BEGIN
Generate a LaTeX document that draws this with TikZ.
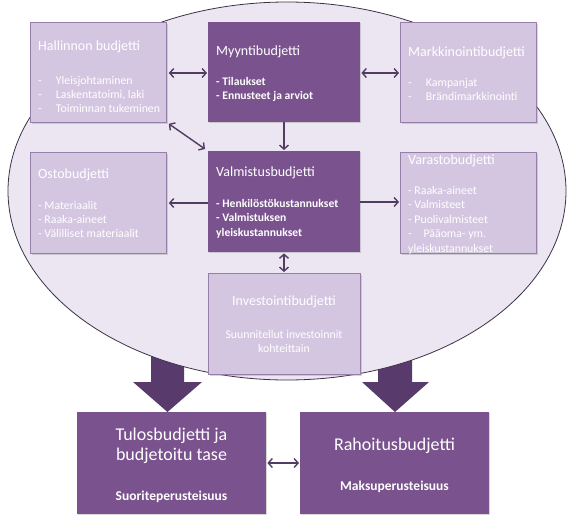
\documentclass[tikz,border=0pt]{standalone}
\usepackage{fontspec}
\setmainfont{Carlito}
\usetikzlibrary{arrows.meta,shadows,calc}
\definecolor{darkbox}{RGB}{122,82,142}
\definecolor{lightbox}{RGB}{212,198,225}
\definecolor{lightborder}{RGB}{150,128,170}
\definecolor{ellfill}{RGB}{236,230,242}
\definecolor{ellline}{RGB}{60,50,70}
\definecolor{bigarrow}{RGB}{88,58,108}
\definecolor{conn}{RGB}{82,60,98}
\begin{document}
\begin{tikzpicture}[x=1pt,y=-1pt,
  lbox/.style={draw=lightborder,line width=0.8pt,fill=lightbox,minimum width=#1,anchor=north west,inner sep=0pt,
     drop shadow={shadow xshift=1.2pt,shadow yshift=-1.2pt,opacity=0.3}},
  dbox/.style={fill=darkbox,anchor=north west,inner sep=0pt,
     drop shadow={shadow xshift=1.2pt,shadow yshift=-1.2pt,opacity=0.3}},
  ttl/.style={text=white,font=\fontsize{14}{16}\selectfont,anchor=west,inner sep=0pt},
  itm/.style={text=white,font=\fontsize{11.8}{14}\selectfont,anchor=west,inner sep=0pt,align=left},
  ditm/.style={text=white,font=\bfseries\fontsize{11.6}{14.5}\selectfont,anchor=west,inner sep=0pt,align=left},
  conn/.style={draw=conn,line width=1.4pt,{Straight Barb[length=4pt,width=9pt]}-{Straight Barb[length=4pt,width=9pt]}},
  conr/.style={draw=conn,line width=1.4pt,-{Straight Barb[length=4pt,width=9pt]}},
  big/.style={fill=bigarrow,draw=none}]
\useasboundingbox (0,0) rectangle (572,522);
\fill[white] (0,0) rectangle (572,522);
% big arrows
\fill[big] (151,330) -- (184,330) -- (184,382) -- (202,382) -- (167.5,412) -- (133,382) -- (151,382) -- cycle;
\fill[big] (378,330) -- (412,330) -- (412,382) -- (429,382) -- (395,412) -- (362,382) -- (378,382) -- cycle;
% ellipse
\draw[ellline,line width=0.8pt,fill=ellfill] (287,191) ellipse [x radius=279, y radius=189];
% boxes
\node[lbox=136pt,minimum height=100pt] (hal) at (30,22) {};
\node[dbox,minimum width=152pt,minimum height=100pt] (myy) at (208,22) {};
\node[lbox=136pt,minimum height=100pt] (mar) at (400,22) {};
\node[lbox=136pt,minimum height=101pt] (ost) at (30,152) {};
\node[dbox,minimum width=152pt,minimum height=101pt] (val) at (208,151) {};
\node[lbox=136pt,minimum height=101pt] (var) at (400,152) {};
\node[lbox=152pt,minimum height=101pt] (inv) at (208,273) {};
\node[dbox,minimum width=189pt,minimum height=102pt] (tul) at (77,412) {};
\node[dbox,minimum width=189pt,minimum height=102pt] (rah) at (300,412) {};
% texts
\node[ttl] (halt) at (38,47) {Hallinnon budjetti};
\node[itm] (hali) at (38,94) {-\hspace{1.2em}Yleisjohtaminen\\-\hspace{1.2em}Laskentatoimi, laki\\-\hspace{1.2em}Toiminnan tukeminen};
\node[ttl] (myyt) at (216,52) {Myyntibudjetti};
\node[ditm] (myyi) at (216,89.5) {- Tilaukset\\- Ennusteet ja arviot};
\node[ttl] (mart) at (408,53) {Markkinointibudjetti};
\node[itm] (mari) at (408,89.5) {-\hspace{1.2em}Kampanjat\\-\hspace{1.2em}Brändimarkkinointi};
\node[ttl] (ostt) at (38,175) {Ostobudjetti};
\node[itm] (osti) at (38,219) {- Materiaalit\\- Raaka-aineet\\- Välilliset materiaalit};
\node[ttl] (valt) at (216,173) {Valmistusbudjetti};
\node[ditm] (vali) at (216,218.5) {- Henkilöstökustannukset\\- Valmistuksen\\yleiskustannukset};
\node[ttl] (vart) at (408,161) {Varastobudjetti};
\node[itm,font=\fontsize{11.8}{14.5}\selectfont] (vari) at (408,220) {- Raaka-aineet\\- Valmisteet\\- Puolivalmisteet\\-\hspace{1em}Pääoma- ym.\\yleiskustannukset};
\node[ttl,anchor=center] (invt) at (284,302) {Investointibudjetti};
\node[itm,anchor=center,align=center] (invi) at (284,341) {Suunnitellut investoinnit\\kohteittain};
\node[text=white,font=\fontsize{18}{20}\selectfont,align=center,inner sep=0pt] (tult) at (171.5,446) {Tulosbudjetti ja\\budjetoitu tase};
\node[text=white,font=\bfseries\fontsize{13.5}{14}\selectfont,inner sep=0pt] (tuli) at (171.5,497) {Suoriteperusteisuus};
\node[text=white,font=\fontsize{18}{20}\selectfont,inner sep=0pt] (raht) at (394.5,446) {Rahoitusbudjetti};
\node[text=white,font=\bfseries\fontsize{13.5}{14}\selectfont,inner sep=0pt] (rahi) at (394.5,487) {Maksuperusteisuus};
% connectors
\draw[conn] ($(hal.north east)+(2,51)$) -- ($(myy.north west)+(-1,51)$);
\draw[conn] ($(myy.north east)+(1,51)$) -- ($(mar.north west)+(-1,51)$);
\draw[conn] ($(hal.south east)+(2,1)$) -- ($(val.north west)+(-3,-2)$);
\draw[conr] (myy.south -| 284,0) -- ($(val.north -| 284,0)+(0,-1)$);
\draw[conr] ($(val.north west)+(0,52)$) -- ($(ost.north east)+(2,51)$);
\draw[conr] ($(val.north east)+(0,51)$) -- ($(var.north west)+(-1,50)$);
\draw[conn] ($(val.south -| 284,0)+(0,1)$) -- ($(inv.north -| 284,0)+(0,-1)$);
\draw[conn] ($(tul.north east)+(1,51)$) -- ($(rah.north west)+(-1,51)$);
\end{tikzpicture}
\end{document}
END
Copy the listing exactly. Any image in it stays out of the copy.

Generate a LaTeX document that draws this with TikZ.
\documentclass[tikz,border=0pt]{standalone}
\usepackage{fontspec}
\setmainfont{Carlito}
\usetikzlibrary{arrows.meta,shadows,calc}
\definecolor{darkbox}{RGB}{122,82,142}
\definecolor{lightbox}{RGB}{212,198,225}
\definecolor{lightborder}{RGB}{150,128,170}
\definecolor{ellfill}{RGB}{236,230,242}
\definecolor{ellline}{RGB}{60,50,70}
\definecolor{bigarrow}{RGB}{88,58,108}
\definecolor{conn}{RGB}{82,60,98}
\begin{document}
\begin{tikzpicture}[x=1pt,y=-1pt,
  lbox/.style={draw=lightborder,line width=0.8pt,fill=lightbox,minimum width=#1,anchor=north west,inner sep=0pt,
     drop shadow={shadow xshift=1.2pt,shadow yshift=-1.2pt,opacity=0.3}},
  dbox/.style={fill=darkbox,anchor=north west,inner sep=0pt,
     drop shadow={shadow xshift=1.2pt,shadow yshift=-1.2pt,opacity=0.3}},
  ttl/.style={text=white,font=\fontsize{14}{16}\selectfont,anchor=west,inner sep=0pt},
  itm/.style={text=white,font=\fontsize{11.8}{14}\selectfont,anchor=west,inner sep=0pt,align=left},
  ditm/.style={text=white,font=\bfseries\fontsize{11.6}{14.5}\selectfont,anchor=west,inner sep=0pt,align=left},
  conn/.style={draw=conn,line width=1.4pt,{Straight Barb[length=4pt,width=9pt]}-{Straight Barb[length=4pt,width=9pt]}},
  conr/.style={draw=conn,line width=1.4pt,-{Straight Barb[length=4pt,width=9pt]}},
  big/.style={fill=bigarrow,draw=none}]
\useasboundingbox (0,0) rectangle (572,522);
\fill[white] (0,0) rectangle (572,522);
% big arrows
\fill[big] (151,330) -- (184,330) -- (184,382) -- (202,382) -- (167.5,412) -- (133,382) -- (151,382) -- cycle;
\fill[big] (378,330) -- (412,330) -- (412,382) -- (429,382) -- (395,412) -- (362,382) -- (378,382) -- cycle;
% ellipse
\draw[ellline,line width=0.8pt,fill=ellfill] (287,191) ellipse [x radius=279, y radius=189];
% boxes
\node[lbox=136pt,minimum height=100pt] (hal) at (30,22) {};
\node[dbox,minimum width=152pt,minimum height=100pt] (myy) at (208,22) {};
\node[lbox=136pt,minimum height=100pt] (mar) at (400,22) {};
\node[lbox=136pt,minimum height=101pt] (ost) at (30,152) {};
\node[dbox,minimum width=152pt,minimum height=101pt] (val) at (208,151) {};
\node[lbox=136pt,minimum height=101pt] (var) at (400,152) {};
\node[lbox=152pt,minimum height=101pt] (inv) at (208,273) {};
\node[dbox,minimum width=189pt,minimum height=102pt] (tul) at (77,412) {};
\node[dbox,minimum width=189pt,minimum height=102pt] (rah) at (300,412) {};
% texts
\node[ttl] (halt) at (38,47) {Hallinnon budjetti};
\node[itm] (hali) at (38,94) {-\hspace{1.2em}Yleisjohtaminen\\-\hspace{1.2em}Laskentatoimi, laki\\-\hspace{1.2em}Toiminnan tukeminen};
\node[ttl] (myyt) at (216,52) {Myyntibudjetti};
\node[ditm] (myyi) at (216,89.5) {- Tilaukset\\- Ennusteet ja arviot};
\node[ttl] (mart) at (408,53) {Markkinointibudjetti};
\node[itm] (mari) at (408,89.5) {-\hspace{1.2em}Kampanjat\\-\hspace{1.2em}Brändimarkkinointi};
\node[ttl] (ostt) at (38,175) {Ostobudjetti};
\node[itm] (osti) at (38,219) {- Materiaalit\\- Raaka-aineet\\- Välilliset materiaalit};
\node[ttl] (valt) at (216,173) {Valmistusbudjetti};
\node[ditm] (vali) at (216,218.5) {- Henkilöstökustannukset\\- Valmistuksen\\yleiskustannukset};
\node[ttl] (vart) at (408,161) {Varastobudjetti};
\node[itm,font=\fontsize{11.8}{14.5}\selectfont] (vari) at (408,220) {- Raaka-aineet\\- Valmisteet\\- Puolivalmisteet\\-\hspace{1em}Pääoma- ym.\\yleiskustannukset};
\node[ttl,anchor=center] (invt) at (284,302) {Investointibudjetti};
\node[itm,anchor=center,align=center] (invi) at (284,341) {Suunnitellut investoinnit\\kohteittain};
\node[text=white,font=\fontsize{18}{20}\selectfont,align=center,inner sep=0pt] (tult) at (171.5,446) {Tulosbudjetti ja\\budjetoitu tase};
\node[text=white,font=\bfseries\fontsize{13.5}{14}\selectfont,inner sep=0pt] (tuli) at (171.5,497) {Suoriteperusteisuus};
\node[text=white,font=\fontsize{18}{20}\selectfont,inner sep=0pt] (raht) at (394.5,446) {Rahoitusbudjetti};
\node[text=white,font=\bfseries\fontsize{13.5}{14}\selectfont,inner sep=0pt] (rahi) at (394.5,487) {Maksuperusteisuus};
% connectors
\draw[conn] ($(hal.north east)+(2,51)$) -- ($(myy.north west)+(-1,51)$);
\draw[conn] ($(myy.north east)+(1,51)$) -- ($(mar.north west)+(-1,51)$);
\draw[conn] ($(hal.south east)+(2,1)$) -- ($(val.north west)+(-3,-2)$);
\draw[conr] (myy.south -| 284,0) -- ($(val.north -| 284,0)+(0,-1)$);
\draw[conr] ($(val.north west)+(0,52)$) -- ($(ost.north east)+(2,51)$);
\draw[conr] ($(val.north east)+(0,51)$) -- ($(var.north west)+(-1,50)$);
\draw[conn] ($(val.south -| 284,0)+(0,1)$) -- ($(inv.north -| 284,0)+(0,-1)$);
\draw[conn] ($(tul.north east)+(1,51)$) -- ($(rah.north west)+(-1,51)$);
\end{tikzpicture}
\end{document}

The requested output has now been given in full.